In that west-facing big old 1960s kitchen that filled with gold from the lowering sun on summer evenings, silverbeet was the main competitor to cabbage in the battle of the boiled greens. We ate great fleur-de-lys sheaves of silverbeet, bought at the Victoria Market, and cooked in a big pot on a cream Chef stove until the white stalks had turned almost black from the leached leaf pigment. Cabbage on the other hand assumed an almost transparent appearance and had a faintly herbal aroma. It squeaked when you ate it. These over-cooked culinary relics are satirised by sophisticated modern foodies, but a hungry teenager took great satisfaction in the unadorned plainness of plenty.

My mother borrowed her rustic boiling technique from her own mother who, as a teenager on the family farm near Corowa had cooked for farm workers who were not fussed with sauces, blanching or exotic accompaniments. Not that they had a choice: the cook couldn't be fussed either. Nothing was tarted up: gravy for the roast mutton and salt for the vegetables. Later, simplicity was spurned when post-war affluence put overseas travel within reach of ordinary people, who discovered exotic ingredients and techniques in foreign lands.

I cooked the following recipe the other night but sometimes my inner Quaker yearns for the unadorned plainness of simpler food.

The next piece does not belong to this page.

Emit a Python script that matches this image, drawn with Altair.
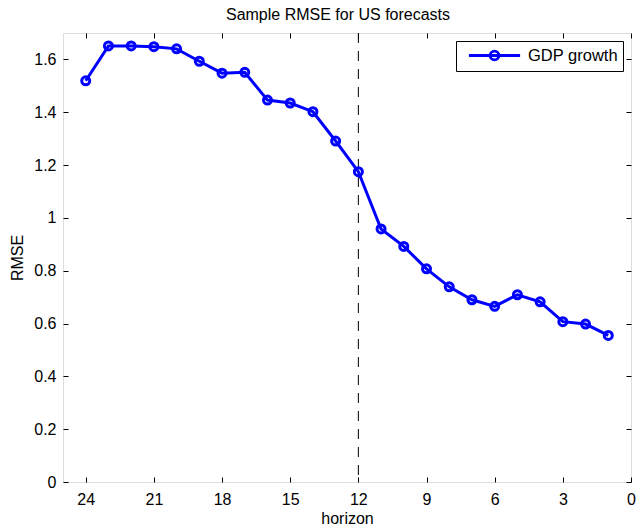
import altair as alt
import pandas as pd

# data
horizon = [24, 23, 22, 21, 20, 19, 18, 17, 16, 15, 14, 13, 12, 11, 10, 9, 8, 7, 6, 5, 4, 3, 2, 1]
rmse = [1.519, 1.651, 1.651, 1.648, 1.640, 1.593, 1.548, 1.551, 1.446, 1.435, 1.402, 1.291,
        1.175, 0.958, 0.892, 0.807, 0.739, 0.690, 0.665, 0.709, 0.682, 0.607, 0.598, 0.555]
series = "GDP growth"
x_ticks = [24, 21, 18, 15, 12, 9, 6, 3, 0]
y_ticks = [0, 0.2, 0.4, 0.6, 0.8, 1.0, 1.2, 1.4, 1.6]
vline_at = [12]

df = pd.DataFrame({"horizon": horizon, "rmse": rmse, "series": [series] * len(horizon)})
vdf = pd.DataFrame({"horizon": vline_at})

FONT = "Liberation Sans"
BLUE = "#0000ff"
FS = 16

xscale = alt.Scale(domain=[0, 25], reverse=True, nice=False, zero=False)
yscale = alt.Scale(domain=[0, 1.7], nice=False)

bottom_axis = alt.Axis(orient="bottom", values=x_ticks, offset=-5, tickSize=5, domain=False,
                       grid=False, labelPadding=9, labelFont=FONT, labelFontSize=FS,
                       labelColor="black", tickColor="black", title="horizon",
                       titleFont=FONT, titleFontSize=FS, titleFontWeight="normal",
                       titleColor="black", titlePadding=3, labelFlush=False)
left_axis = alt.Axis(orient="left", values=y_ticks, offset=-5, tickSize=5, domain=False,
                     grid=False, labelPadding=7, labelFont=FONT, labelFontSize=FS,
                     labelColor="black", tickColor="black", format="~g", title="RMSE",
                     titleFont=FONT, titleFontSize=FS, titleFontWeight="normal",
                     titleColor="black", titlePadding=8, labelFlush=False)
top_axis = alt.Axis(orient="top", values=x_ticks, offset=-5, tickSize=5, domain=False,
                    grid=False, labels=False, tickColor="black", title=None)
right_axis = alt.Axis(orient="right", values=y_ticks, offset=-5, tickSize=5, domain=False,
                      grid=False, labels=False, tickColor="black", title=None)

legend_symbol = "M-3.2,0H3.2M0.55,0A0.55,0.55 0 1,1 -0.55,0A0.55,0.55 0 1,1 0.55,0"

color = alt.Color("series:N", scale=alt.Scale(domain=[series], range=[BLUE]),
                  legend=alt.Legend(title=None, orient="top-right", offset=8, padding=5,
                                    strokeColor="black", fillColor="white", cornerRadius=0,
                                    labelFont=FONT, labelFontSize=16.5, labelColor="black",
                                    symbolType=legend_symbol, symbolSize=256,
                                    symbolStrokeWidth=2.8, symbolStrokeColor=BLUE,
                                    symbolFillColor="transparent", symbolOffset=24,
                                    labelOffset=24))

line = alt.Chart(df).mark_line(strokeWidth=3).encode(
    x=alt.X("horizon:Q", scale=xscale, axis=bottom_axis),
    y=alt.Y("rmse:Q", scale=yscale, axis=left_axis),
    color=color,
)
points = alt.Chart(df).mark_point(filled=False, size=64, strokeWidth=3, opacity=1).encode(
    x=alt.X("horizon:Q", scale=xscale, axis=None),
    y=alt.Y("rmse:Q", scale=yscale, axis=None),
    color=color,
)
rule = alt.Chart(vdf).mark_rule(color="black", strokeWidth=1, strokeDash=[10, 8]).encode(
    x=alt.X("horizon:Q", scale=xscale, axis=None),
)
mirror = alt.Chart(df).mark_point(opacity=0).encode(
    x=alt.X("horizon:Q", scale=xscale, axis=top_axis),
    y=alt.Y("rmse:Q", scale=yscale, axis=right_axis),
)

chart = alt.layer(rule, line, points, mirror).resolve_axis(
    x="independent", y="independent"
).properties(
    width=568,
    height=449,
    title=alt.TitleParams("Sample RMSE for US forecasts", font=FONT, fontSize=FS,
                          fontWeight="normal", color="black", anchor="middle",
                          baseline="alphabetic", offset=-3, dx=-9),
    autosize=alt.AutoSizeParams(type="none"),
    padding={"left": 63, "top": 33, "right": 7, "bottom": 44},
).configure_view(stroke="black", strokeWidth=1).configure(background="white")

chart.save("out.html", embed_options={"renderer": "svg", "actions": False})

Silverbeet and three-cheese pastries.

Silverbeet's rustic earthiness is tamed and turned into a creamy Mediterranean marvel in this cheese-laden, pastry-encased taste sensation.

Shear the green leaves of a bunch of silverbeet from its white stalks (such a waste) and chop roughly. Boil and drain. Transfer to a large bowl and combine with a tub of cream cheese, half a cup of soft goat's cheese, half a cup of grated parmesan cheese, a handful of chopped parsley, a finely chopped onion, two cloves of garlic and an egg. Plenty of salt and pepper.

Allow several sheets of frozen puff pastry to thaw; arrange filling in one diagonal half of each and fold the other half over to make a triangle. Transfer carefully to a lined baking tray. Thumb-press to seal, making a scalloped edge. Brush with melted butter, scatter with sesame seeds, and bake 45 minutes or until browned.